Социология же утверждала, что она является наукой о закономерностях общественного развития. На основе общественно-научного мышления было просто понять, что личность была продуктом своего общества и что, если хотели, чтобы она изменилась, необходимо было изменить общество. Человек «жил в системе», как сказал Ханну Таанила, а систему можно было изменять. Если хотели радикальных преобразований, то «систему» нужно было менять радикально. На популярном уровне это можно было выразить лаконично: ничего не изменится, если не изменится все.

В 1960-х гг. популярность «реального» социализма среди финской молодежи не была очень высока. Наоборот, коммунистическое молодежное движение шло на убыль, и оно не имело отклика в студенческих кругах. Зато с середины десятилетия очень популярны стали так называемые «новые левые», в основе идеологии которых были различные социологические теориии, в частности, мысли молодого Маркса об отчуждении человека от капиталистического общества и о преодолении этого отчуждения.

Вскоре многих заинтересовала оптимистическая информация, поступавшая из Китая, где культурной революции удалось стремительными темпами создать нового человека, который в своем совершенном обществе был совершенно счастлив, как следовало из насыщенных фактами репортажей шведа Яна Мюрдаля.

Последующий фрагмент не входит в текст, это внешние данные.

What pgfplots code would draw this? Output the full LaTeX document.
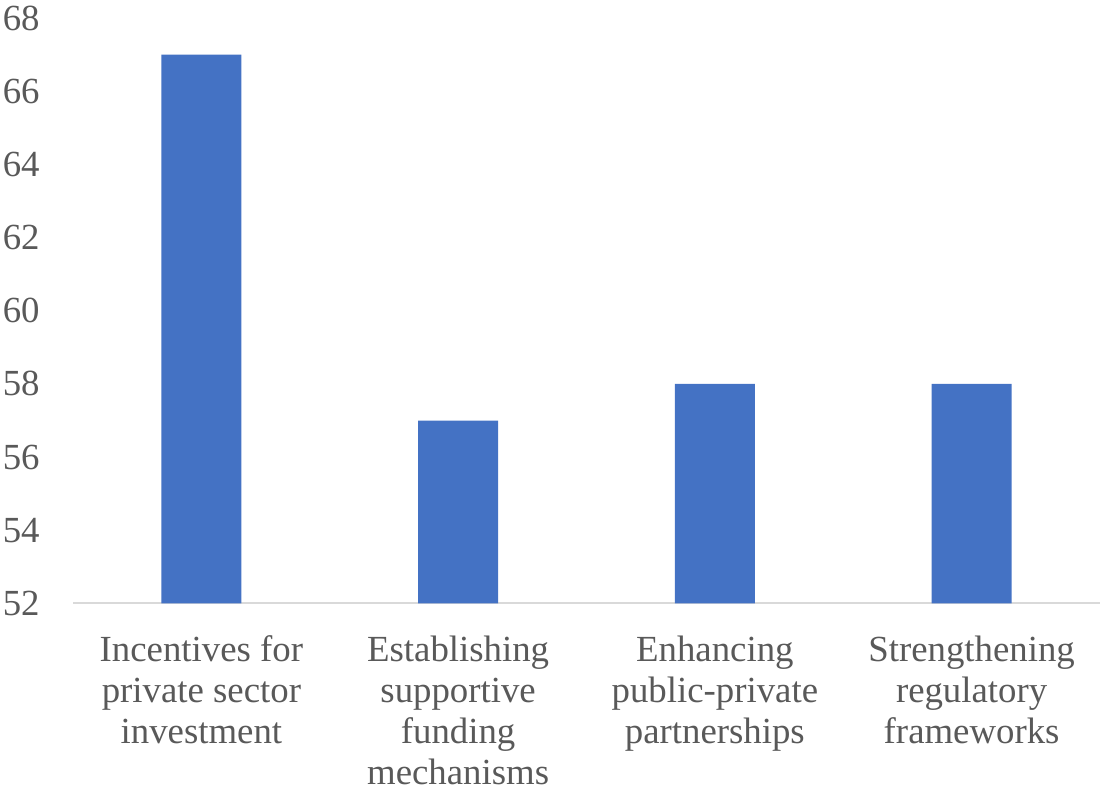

Есть какая-то ирония в том, что критическое мышление, которое способствовало преодолению груза традиций, помогло подвергнуть сомнению все прежние истины, не остановилось на критике, а активно искало и нашло новые «истины», к которым можно было безопасно причалить. Речь шла о старом тоталитаризме, который в какой-то степени увлек финскую молодежь уже в межвоенные годы, но тогда еще не в марксистской форме. Речь шла об иррационализме, замаскированном под рационализм. Как говорит изучавший радикализм Французской революции Дж. Л. Тэлмон в своем произведении «Тоталитарная демократия», подобный радикализм считает, что существует лишь одна-единственная подходящая система, которая могла бы быть реализована, после того как в обществе будут уничтожены все такие черты, которые не продиктованы разумом и пользой. В обществе царила бы гармония, если бы люди были такими, какими они должны были быть и какими бы они и были, если бы условия существования были правильными. Если же люди не соответствовали этому идеалу, то их можно было бы склонить к этому насильно и угрозами, не нарушая, однако, принципов демократии. При правильных условиях противоречие между спонтанностью и принуждением исчезло бы, а вместе с ним и необходимость принуждения. Вообще-то, вопрос стоял не о том, можно ли заставить людей быть счастливыми, а о том, что они и сами — в силу своего врожденного разума — хотели именно такого принуждения, возможно, сами не понимая этого. В школе Руссо «всеобщая воля» (volonte generale) означала не точку зрения неграмотного большинства избирателей, а то, что людям, по сути, надо было хотеть.